- PROBLEM DESCRIPTION:
Give only the number of lines in the listing below where the string "with" occurs.

- DATASET SECTION:
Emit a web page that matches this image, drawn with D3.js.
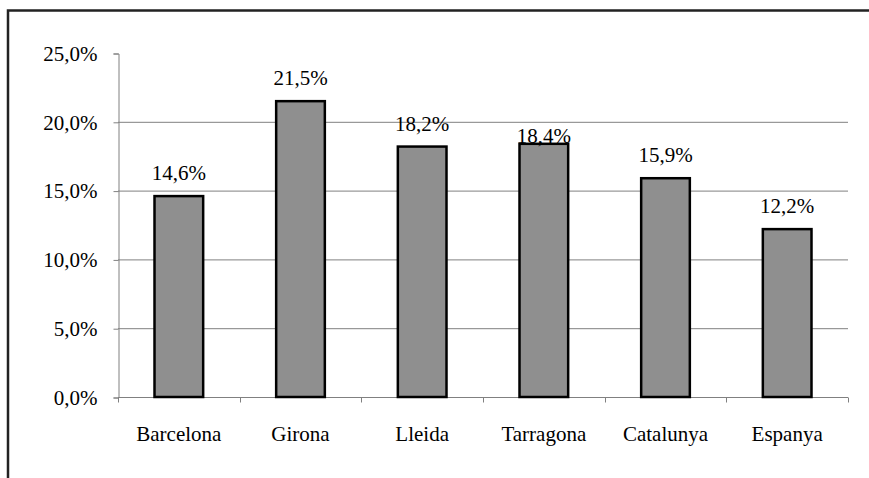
<!DOCTYPE html>
<html>
<head>
<meta charset="utf-8">
<script src="https://cdn.jsdelivr.net/npm/d3@7/dist/d3.min.js"></script>
<style>
  body { margin: 0; background: #fff; }
  svg { display: block; }
</style>
</head>
<body>
<div id="chart"></div>
<script>
// chart data
var categories = ["Barcelona", "Girona", "Lleida", "Tarragona", "Catalunya", "Espanya"];
var values = [14.6, 21.5, 18.2, 18.4, 15.9, 12.2];
var yTicks = [0, 5, 10, 15, 20, 25];

var width = 869, height = 478;
var margin = {left: 118, right: 21, top: 53, bottom: 81};
var serif = "Liberation Serif, DejaVu Serif, serif";
var fontSize = 21;

var svg = d3.select("#chart").append("svg")
    .attr("width", width)
    .attr("height", height)
    .attr("font-family", serif);

// outer frame (cut off on the right and bottom)
svg.append("rect")
    .attr("x", 8).attr("y", 10.5)
    .attr("width", 900).attr("height", 520)
    .attr("fill", "none")
    .attr("stroke", "#222")
    .attr("stroke-width", 2.5);

var x = d3.scaleBand()
    .domain(categories)
    .range([margin.left, width - margin.right]);

var y = d3.scaleLinear()
    .domain([0, 25])
    .range([height - margin.bottom, margin.top]);

var fmt = function (v) { return d3.format(".1f")(v).replace(".", ",") + "%"; };

// gridlines
svg.append("g").selectAll("line")
    .data(yTicks.filter(function (t) { return t > 0 && t < 25; }))
    .enter().append("line")
    .attr("x1", margin.left).attr("x2", width - margin.right)
    .attr("y1", function (d) { return y(d) + 0.5; })
    .attr("y2", function (d) { return y(d) + 0.5; })
    .attr("stroke", "#808080")
    .attr("stroke-width", 1);

// y axis
var yAxis = svg.append("g")
    .attr("transform", "translate(" + (margin.left + 0.5) + ",0.5)")
    .call(d3.axisLeft(y).tickValues(yTicks).tickFormat(fmt).tickSize(5).tickPadding(16))
    .attr("font-family", serif)
    .attr("font-size", fontSize);
yAxis.select(".domain").attr("stroke", "#808080");
yAxis.selectAll(".tick line").attr("stroke", "#808080");
yAxis.selectAll("text").attr("fill", "#000");

// x axis with ticks at category boundaries
var xAxisG = svg.append("g")
    .attr("transform", "translate(0," + (y(0) + 0.5) + ")");
xAxisG.append("line")
    .attr("x1", margin.left).attr("x2", width - margin.right)
    .attr("stroke", "#808080");
xAxisG.selectAll(".sep")
    .data(categories.concat(["end"]))
    .enter().append("line")
    .attr("class", "sep")
    .attr("x1", function (d, i) { return Math.round(margin.left + i * x.step()) + 0.5; })
    .attr("x2", function (d, i) { return Math.round(margin.left + i * x.step()) + 0.5; })
    .attr("y1", 0).attr("y2", 5)
    .attr("stroke", "#808080");
xAxisG.selectAll(".lab")
    .data(categories)
    .enter().append("text")
    .attr("x", function (d) { return x(d) + x.bandwidth() / 2; })
    .attr("y", 43)
    .attr("text-anchor", "middle")
    .attr("font-size", fontSize)
    .text(function (d) { return d; });

// bars
var barW = x.bandwidth() * 0.4;
svg.append("g").selectAll("rect")
    .data(values)
    .enter().append("rect")
    .attr("x", function (d, i) { return x(categories[i]) + (x.bandwidth() - barW) / 2; })
    .attr("y", function (d) { return y(d); })
    .attr("width", barW)
    .attr("height", function (d) { return y(0) - y(d); })
    .attr("fill", "#8f8f8f")
    .attr("stroke", "#000")
    .attr("stroke-width", 2.5);

// value labels; Tarragona label sits lower, as in the original
var labelGap = {Tarragona: 1};
svg.append("g").selectAll("text")
    .data(values)
    .enter().append("text")
    .attr("x", function (d, i) { return x(categories[i]) + x.bandwidth() / 2; })
    .attr("y", function (d, i) {
        var g = labelGap[categories[i]] !== undefined ? labelGap[categories[i]] : 16;
        return y(d) - g;
    })
    .attr("text-anchor", "middle")
    .attr("font-size", fontSize)
    .text(fmt);
</script>
</body>
</html>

- ANSWER TO THIS EXERCISE:
2